When building and deploying software, two technologies come up again and again — Virtual Machines (VMs) and Containers. Both help developers run applications in isolated environments, but they work very differently. Understanding which one fits your project can save time, money, and a lot of headaches.
What Is a Virtual Machine?
A Virtual Machine is essentially a computer running inside another computer. It simulates a complete operating system — with its own CPU allocation, memory, and storage — on top of physical hardware. A software layer called a hypervisor makes this possible by creating and managing multiple VMs on a single physical machine.
Think of it like renting separate apartments in one building. Each apartment has its own kitchen, bathroom, and utilities. Every VM is fully self-contained, which makes it highly isolated but also resource-heavy.
Popular hypervisors include VMware, Microsoft Hyper-V, and Oracle VirtualBox. Cloud platforms like AWS EC2 and Google Compute Engine also rely on VM technology at their core.
What Is a Container?
A Container takes a lighter approach. Instead of running a full operating system, containers share the host machine’s OS kernel. Each container packages only the application code and its dependencies — nothing more.
A good analogy: containers are like rooms in a shared house. Each room has its own space and privacy, but residents share the plumbing and electricity. This makes containers faster to start, easier to move, and far less demanding on system resources.
Docker is the most widely used container platform today. Kubernetes is the go-to tool for managing containers at scale across multiple machines.
Key Differences: Containers vs Virtual Machines
Here is a side-by-side comparison of how these two technologies stack up:
| Feature | Virtual Machines | Containers |
|---|---|---|
| Operating System | Each VM runs its own full OS | Containers share the host OS kernel |
| Startup Speed | Takes minutes to boot | Starts in seconds |
| Resource Usage | High CPU and RAM demand | Lightweight and efficient |
| Portability | Possible but less flexible | Highly portable across environments |
| Isolation | Strong, hardware-level isolation | Moderate, OS-level isolation |
| Performance | Some overhead due to full OS | Near-native performance |
Why Containers Have Become So Popular
Containers have taken over modern software development for good reasons. Here is why developers and DevOps teams prefer them:
- Fast startup and shutdown — Containers spin up in seconds, making testing and deployment much quicker.

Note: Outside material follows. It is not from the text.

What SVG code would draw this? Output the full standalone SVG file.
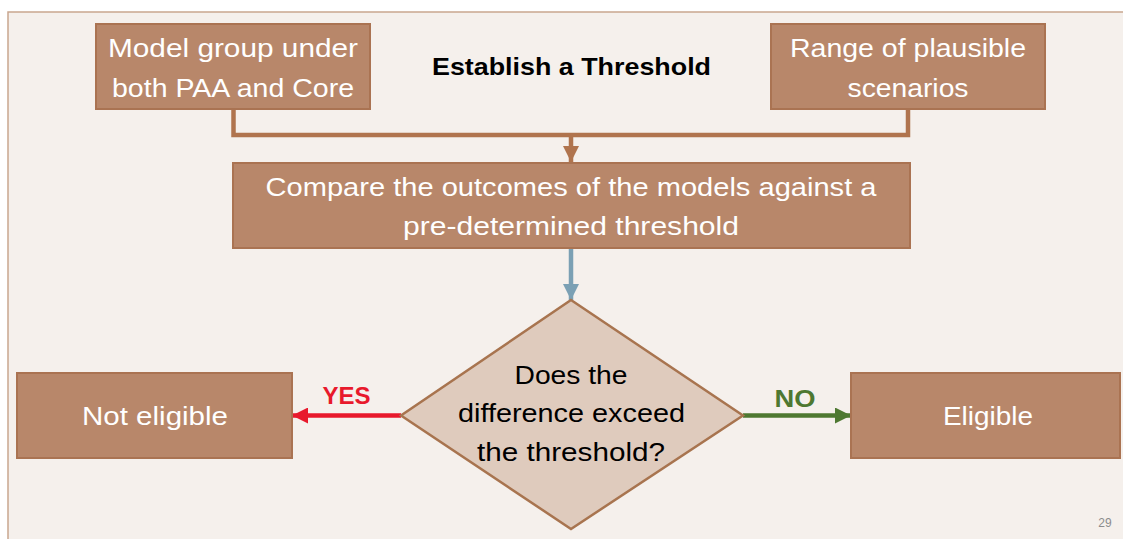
<svg xmlns="http://www.w3.org/2000/svg" width="1123" height="539" viewBox="0 0 1123 539">
  <defs>
    <style>
      .box { fill: #b8876a; stroke: #aa7352; stroke-width: 2; }
      .decision { fill: #dfcbbd; stroke: #a8744f; stroke-width: 2.5; }
      .lbl { font-family: "Liberation Sans", Arial, sans-serif; font-size: 26px; fill: #ffffff; text-anchor: middle; }
      .dlbl { font-family: "Liberation Sans", Arial, sans-serif; font-size: 26px; fill: #000000; text-anchor: middle; }
      .title { font-family: "Liberation Sans", Arial, sans-serif; font-size: 24px; font-weight: bold; fill: #000000; text-anchor: middle; }
      .tag { font-family: "Liberation Sans", Arial, sans-serif; font-size: 24px; font-weight: bold; text-anchor: middle; }
      .link { fill: none; stroke-width: 4.5; }
    </style>
    <marker id="headBrown" markerUnits="userSpaceOnUse" viewBox="0 0 16 16" refX="16" refY="8" markerWidth="16" markerHeight="16" orient="auto">
      <path d="M0,0 L16,8 L0,16 Z" fill="#b0744e"/>
    </marker>
    <marker id="headBlue" markerUnits="userSpaceOnUse" viewBox="0 0 16 16" refX="16" refY="8" markerWidth="16" markerHeight="16" orient="auto">
      <path d="M0,0 L16,8 L0,16 Z" fill="#7ba0b4"/>
    </marker>
    <marker id="headRed" markerUnits="userSpaceOnUse" viewBox="0 0 16 16" refX="16" refY="8" markerWidth="16" markerHeight="16" orient="auto">
      <path d="M0,0 L16,8 L0,16 Z" fill="#e8192c"/>
    </marker>
    <marker id="headGreen" markerUnits="userSpaceOnUse" viewBox="0 0 16 16" refX="16" refY="8" markerWidth="16" markerHeight="16" orient="auto">
      <path d="M0,0 L16,8 L0,16 Z" fill="#4e7831"/>
    </marker>
  </defs>

  <!-- page and slide frame -->
  <rect x="0" y="0" width="1123" height="539" fill="#ffffff"/>
  <rect x="8" y="12" width="1130" height="540" fill="#f5f0ec" stroke="#c9a68f" stroke-width="1.5"/>

  <!-- connectors -->
  <g id="connectors">
    <path class="link" d="M233.5,109 V135 H908 V109" stroke="#b0744e"/>
    <path class="link" d="M571,135 V162" stroke="#b0744e" marker-end="url(#headBrown)"/>
    <path class="link" d="M571,248 V300" stroke="#7ba0b4" marker-end="url(#headBlue)"/>
    <path class="link" d="M401,415.5 H292" stroke="#e8192c" marker-end="url(#headRed)"/>
    <path class="link" d="M743,415.5 H851" stroke="#4e7831" marker-end="url(#headGreen)"/>
    <text class="tag" x="346.5" y="404" fill="#e8192c" textLength="48" lengthAdjust="spacingAndGlyphs">YES</text>
    <text class="tag" x="795" y="407" fill="#4e7831" textLength="41" lengthAdjust="spacingAndGlyphs">NO</text>
  </g>

  <!-- title -->
  <g id="title">
    <text class="title" x="571.5" y="75" textLength="279" lengthAdjust="spacingAndGlyphs">Establish a Threshold</text>
  </g>

  <g id="model-group">
    <rect class="box" x="96" y="24" width="274" height="85"/>
    <text class="lbl" x="233" y="57" textLength="250" lengthAdjust="spacingAndGlyphs">Model group under</text>
    <text class="lbl" x="233" y="97" textLength="242" lengthAdjust="spacingAndGlyphs">both PAA and Core</text>
  </g>

  <g id="scenarios">
    <rect class="box" x="771" y="24" width="274" height="85"/>
    <text class="lbl" x="908" y="57" textLength="236" lengthAdjust="spacingAndGlyphs">Range of plausible</text>
    <text class="lbl" x="908" y="97" textLength="121" lengthAdjust="spacingAndGlyphs">scenarios</text>
  </g>

  <g id="compare">
    <rect class="box" x="233" y="163" width="677" height="85"/>
    <text class="lbl" x="571" y="196" textLength="611" lengthAdjust="spacingAndGlyphs">Compare the outcomes of the models against a</text>
    <text class="lbl" x="571" y="235" textLength="336" lengthAdjust="spacingAndGlyphs">pre-determined threshold</text>
  </g>

  <g id="decision">
    <path class="decision" d="M571,300 L743,415.5 L571,529 L401,415.5 Z"/>
    <text class="dlbl" x="571" y="384" textLength="113" lengthAdjust="spacingAndGlyphs">Does the</text>
    <text class="dlbl" x="571.5" y="422" textLength="227" lengthAdjust="spacingAndGlyphs">difference exceed</text>
    <text class="dlbl" x="571" y="461" textLength="188" lengthAdjust="spacingAndGlyphs">the threshold?</text>
  </g>

  <g id="not-eligible">
    <rect class="box" x="17" y="373" width="275" height="85"/>
    <text class="lbl" x="155" y="425" textLength="146" lengthAdjust="spacingAndGlyphs">Not eligible</text>
  </g>

  <g id="eligible">
    <rect class="box" x="851" y="373" width="269" height="85"/>
    <text class="lbl" x="988" y="425" textLength="90" lengthAdjust="spacingAndGlyphs">Eligible</text>
  </g>

  <!-- slide number -->
  <text x="1105" y="527" font-family="'Liberation Sans', Arial, sans-serif" font-size="12" fill="#8c8c8c" text-anchor="middle">29</text>
</svg>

- High portability — Build once, run anywhere. Containers work the same on a developer’s laptop, a test server, or a production cloud environment.
- Consistent environments — Developers and operations teams work with identical setups, reducing the classic “it works on my machine” problem.
- Compact footprint — A single server can run dozens or even hundreds of containers simultaneously.
- Cloud and microservices ready — Containers are the natural fit for cloud-native apps and microservices architecture.
Tools like Docker make creating and running containers straightforward. Kubernetes then handles orchestration — automatically scaling, restarting, and distributing containers across clusters.
When Virtual Machines Are Still the Right Choice
Containers are not always the answer. VMs remain the better option in several situations:
- Strong security isolation is required — VMs provide hardware-level separation, making them safer for running untrusted workloads.
- Running different operating systems — Need Windows and Linux on the same physical server? VMs handle this easily.
- Supporting legacy applications — Older software that was never designed for containers often runs more reliably inside a VM.
- Compliance and regulatory environments — Industries like banking and healthcare sometimes require the stricter isolation that VMs provide.
Using Containers and VMs Together
Many organisations do not choose one over the other — they use both. A common setup involves running containers inside VMs on a cloud platform. This approach combines the speed and flexibility of containers with the security and control of VMs.
For example, a company might use AWS EC2 virtual machines as the base infrastructure, then deploy Docker containers managed by Kubernetes on top of them. This hybrid model is widely used in enterprise environments.
Choosing between containers and VMs — or using both — depends on your project requirements, team size, security needs, and existing infrastructure. There is no single right answer, but understanding the strengths of each technology helps you make a smarter decision.